▶ **Written task**: Restate verbatim the lines between the one holding "Write the matplotlib code for this chart." and the one holding "from matplotlib.ticker import MultipleLocator", both included, and no others.

▶ **Stored rows**:
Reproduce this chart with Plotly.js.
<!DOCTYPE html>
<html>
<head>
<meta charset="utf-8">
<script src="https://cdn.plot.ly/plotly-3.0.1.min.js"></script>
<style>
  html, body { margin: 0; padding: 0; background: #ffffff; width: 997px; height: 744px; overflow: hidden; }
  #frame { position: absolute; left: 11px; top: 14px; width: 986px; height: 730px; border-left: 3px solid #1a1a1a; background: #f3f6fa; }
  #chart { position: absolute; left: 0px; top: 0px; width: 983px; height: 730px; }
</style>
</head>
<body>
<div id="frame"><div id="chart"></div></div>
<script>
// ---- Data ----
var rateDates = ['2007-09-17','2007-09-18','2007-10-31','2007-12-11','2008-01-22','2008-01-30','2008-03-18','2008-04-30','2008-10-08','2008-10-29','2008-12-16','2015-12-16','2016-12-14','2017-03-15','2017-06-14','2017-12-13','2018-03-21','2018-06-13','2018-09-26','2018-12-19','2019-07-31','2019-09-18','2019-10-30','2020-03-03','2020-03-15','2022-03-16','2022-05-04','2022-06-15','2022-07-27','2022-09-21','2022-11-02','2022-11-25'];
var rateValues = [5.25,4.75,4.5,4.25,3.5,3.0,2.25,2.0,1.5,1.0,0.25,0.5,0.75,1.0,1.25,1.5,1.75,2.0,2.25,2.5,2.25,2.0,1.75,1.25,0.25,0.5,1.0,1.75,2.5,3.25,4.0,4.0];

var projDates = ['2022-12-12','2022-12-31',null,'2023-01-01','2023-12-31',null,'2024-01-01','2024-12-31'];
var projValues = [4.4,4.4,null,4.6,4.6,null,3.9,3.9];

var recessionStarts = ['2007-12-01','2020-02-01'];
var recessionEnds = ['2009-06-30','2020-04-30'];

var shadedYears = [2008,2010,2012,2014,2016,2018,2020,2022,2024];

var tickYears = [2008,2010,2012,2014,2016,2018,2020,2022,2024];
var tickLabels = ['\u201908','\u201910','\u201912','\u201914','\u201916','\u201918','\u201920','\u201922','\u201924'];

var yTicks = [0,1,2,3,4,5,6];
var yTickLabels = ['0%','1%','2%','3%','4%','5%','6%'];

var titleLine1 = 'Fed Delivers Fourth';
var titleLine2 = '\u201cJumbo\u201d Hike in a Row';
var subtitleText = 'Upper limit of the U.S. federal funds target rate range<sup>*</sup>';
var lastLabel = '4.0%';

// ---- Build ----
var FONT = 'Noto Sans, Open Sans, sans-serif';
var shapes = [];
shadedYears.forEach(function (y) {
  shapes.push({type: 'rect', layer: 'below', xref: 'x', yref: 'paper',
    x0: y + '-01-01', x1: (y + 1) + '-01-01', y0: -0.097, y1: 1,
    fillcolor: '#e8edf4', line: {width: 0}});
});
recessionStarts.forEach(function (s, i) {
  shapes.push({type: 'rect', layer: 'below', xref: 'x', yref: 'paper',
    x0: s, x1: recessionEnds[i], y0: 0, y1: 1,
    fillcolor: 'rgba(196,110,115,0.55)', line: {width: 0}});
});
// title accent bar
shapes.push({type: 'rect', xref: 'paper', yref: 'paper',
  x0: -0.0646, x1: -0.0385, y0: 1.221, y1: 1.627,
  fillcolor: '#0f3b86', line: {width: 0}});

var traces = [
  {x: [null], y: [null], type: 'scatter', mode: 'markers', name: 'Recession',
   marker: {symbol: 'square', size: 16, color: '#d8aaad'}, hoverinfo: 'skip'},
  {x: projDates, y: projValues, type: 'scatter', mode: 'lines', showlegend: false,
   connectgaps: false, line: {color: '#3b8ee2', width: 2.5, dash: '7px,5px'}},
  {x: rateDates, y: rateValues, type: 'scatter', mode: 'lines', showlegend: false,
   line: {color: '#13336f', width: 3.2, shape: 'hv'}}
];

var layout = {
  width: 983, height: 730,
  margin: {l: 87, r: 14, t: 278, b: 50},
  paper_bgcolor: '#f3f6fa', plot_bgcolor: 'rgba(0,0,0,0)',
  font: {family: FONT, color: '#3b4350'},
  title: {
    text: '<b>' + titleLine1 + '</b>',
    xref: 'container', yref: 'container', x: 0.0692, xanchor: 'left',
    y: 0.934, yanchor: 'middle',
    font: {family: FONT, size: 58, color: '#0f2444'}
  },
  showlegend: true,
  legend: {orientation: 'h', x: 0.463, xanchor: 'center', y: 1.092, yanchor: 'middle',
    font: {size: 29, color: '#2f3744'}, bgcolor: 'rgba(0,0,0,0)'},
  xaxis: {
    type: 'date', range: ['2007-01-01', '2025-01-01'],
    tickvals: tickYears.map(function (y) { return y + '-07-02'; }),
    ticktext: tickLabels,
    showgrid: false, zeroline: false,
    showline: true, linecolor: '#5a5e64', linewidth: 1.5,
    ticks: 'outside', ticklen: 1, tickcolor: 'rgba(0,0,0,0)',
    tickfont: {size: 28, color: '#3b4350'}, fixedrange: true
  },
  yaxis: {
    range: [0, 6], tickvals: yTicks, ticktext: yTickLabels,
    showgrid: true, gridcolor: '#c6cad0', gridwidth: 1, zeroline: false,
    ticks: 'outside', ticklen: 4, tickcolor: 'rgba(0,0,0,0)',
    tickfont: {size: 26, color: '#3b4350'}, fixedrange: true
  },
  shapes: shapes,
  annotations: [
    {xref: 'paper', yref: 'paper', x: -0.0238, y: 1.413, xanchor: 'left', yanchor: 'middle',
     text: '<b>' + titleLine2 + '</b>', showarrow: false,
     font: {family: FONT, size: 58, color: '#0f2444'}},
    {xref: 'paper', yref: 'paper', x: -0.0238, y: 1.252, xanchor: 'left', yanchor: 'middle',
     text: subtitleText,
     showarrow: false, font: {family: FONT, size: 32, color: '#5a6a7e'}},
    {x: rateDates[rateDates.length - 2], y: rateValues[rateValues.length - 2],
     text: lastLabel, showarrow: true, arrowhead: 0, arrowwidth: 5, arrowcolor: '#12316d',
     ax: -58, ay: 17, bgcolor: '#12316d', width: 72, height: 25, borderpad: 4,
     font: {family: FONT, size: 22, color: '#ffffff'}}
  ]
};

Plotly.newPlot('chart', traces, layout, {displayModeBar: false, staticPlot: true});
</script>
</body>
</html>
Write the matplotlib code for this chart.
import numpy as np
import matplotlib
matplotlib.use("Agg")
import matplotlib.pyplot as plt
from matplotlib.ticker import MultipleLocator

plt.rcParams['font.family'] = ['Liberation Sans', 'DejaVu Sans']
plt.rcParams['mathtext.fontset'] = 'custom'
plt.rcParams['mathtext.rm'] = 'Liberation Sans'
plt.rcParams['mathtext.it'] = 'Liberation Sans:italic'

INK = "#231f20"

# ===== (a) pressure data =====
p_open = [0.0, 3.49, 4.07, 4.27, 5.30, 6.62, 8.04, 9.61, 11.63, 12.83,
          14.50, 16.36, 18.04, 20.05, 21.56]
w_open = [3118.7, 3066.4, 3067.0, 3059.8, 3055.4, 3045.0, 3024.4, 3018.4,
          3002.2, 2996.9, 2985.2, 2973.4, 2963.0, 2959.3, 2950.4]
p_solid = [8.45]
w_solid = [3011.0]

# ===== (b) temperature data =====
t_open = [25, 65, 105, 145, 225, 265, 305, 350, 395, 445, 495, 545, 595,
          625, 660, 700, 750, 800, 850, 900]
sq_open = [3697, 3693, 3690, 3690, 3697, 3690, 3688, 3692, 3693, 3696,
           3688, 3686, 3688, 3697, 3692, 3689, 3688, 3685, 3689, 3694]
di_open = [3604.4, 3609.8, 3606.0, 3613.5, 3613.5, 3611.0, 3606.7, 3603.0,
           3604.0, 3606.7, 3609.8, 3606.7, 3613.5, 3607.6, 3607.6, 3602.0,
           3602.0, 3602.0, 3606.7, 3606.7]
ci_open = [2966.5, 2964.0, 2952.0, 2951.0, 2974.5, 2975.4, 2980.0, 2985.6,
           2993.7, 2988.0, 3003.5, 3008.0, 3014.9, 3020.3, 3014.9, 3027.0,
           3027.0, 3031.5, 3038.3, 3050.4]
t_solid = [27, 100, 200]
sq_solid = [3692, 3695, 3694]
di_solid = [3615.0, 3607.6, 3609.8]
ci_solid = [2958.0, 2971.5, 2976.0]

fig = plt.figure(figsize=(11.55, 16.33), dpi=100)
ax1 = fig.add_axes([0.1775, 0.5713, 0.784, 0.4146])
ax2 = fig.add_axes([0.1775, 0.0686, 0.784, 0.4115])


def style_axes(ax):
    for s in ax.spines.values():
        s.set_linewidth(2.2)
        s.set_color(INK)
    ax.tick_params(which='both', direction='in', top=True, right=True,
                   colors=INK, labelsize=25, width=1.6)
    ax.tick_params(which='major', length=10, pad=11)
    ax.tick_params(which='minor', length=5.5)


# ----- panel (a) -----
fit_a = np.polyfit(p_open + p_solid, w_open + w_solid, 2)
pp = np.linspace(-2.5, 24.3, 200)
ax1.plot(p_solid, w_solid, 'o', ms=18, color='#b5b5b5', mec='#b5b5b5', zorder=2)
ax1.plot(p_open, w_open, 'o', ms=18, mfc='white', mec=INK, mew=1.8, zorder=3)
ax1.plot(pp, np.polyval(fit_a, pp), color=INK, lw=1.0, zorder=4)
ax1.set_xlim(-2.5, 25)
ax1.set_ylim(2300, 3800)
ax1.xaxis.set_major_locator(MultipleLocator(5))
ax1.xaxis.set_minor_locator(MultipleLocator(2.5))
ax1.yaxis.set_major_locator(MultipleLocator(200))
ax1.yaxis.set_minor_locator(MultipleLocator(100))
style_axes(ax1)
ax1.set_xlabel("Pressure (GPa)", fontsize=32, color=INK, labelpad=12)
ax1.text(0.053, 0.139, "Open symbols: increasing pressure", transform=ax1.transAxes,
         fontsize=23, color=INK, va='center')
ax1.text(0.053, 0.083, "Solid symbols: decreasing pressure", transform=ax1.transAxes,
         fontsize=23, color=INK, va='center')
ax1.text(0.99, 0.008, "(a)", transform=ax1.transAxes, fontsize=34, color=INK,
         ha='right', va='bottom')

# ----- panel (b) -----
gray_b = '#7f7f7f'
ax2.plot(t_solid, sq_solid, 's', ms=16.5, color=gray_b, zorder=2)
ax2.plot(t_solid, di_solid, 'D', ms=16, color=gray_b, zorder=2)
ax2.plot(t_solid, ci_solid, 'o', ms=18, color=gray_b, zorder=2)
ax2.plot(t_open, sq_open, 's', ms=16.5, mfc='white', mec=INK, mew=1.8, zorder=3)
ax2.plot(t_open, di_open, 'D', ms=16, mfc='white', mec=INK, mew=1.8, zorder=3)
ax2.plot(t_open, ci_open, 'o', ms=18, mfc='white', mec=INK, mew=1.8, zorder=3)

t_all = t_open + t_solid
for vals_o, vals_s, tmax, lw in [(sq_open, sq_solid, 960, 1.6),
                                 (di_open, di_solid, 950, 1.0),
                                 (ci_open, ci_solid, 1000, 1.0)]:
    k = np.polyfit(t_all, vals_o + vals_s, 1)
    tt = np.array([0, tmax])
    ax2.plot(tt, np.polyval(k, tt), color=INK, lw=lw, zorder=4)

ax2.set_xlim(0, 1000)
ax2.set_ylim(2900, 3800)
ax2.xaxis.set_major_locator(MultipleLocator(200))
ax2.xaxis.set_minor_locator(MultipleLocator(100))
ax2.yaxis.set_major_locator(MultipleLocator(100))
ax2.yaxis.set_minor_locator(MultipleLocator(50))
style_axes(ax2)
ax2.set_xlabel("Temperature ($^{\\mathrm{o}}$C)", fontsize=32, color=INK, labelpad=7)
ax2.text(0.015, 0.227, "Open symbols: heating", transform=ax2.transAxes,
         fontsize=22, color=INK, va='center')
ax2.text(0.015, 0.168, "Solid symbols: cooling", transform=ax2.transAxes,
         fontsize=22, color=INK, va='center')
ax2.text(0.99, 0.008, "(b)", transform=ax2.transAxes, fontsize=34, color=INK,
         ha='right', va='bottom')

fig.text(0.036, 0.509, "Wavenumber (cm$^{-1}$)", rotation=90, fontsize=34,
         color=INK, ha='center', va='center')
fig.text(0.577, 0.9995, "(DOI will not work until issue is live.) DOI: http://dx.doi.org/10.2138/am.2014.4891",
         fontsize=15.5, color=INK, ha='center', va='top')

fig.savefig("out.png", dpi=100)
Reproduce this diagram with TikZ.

▶ **The answer**:
Write the matplotlib code for this chart.
import numpy as np
import matplotlib
matplotlib.use("Agg")
import matplotlib.pyplot as plt
from matplotlib.ticker import MultipleLocator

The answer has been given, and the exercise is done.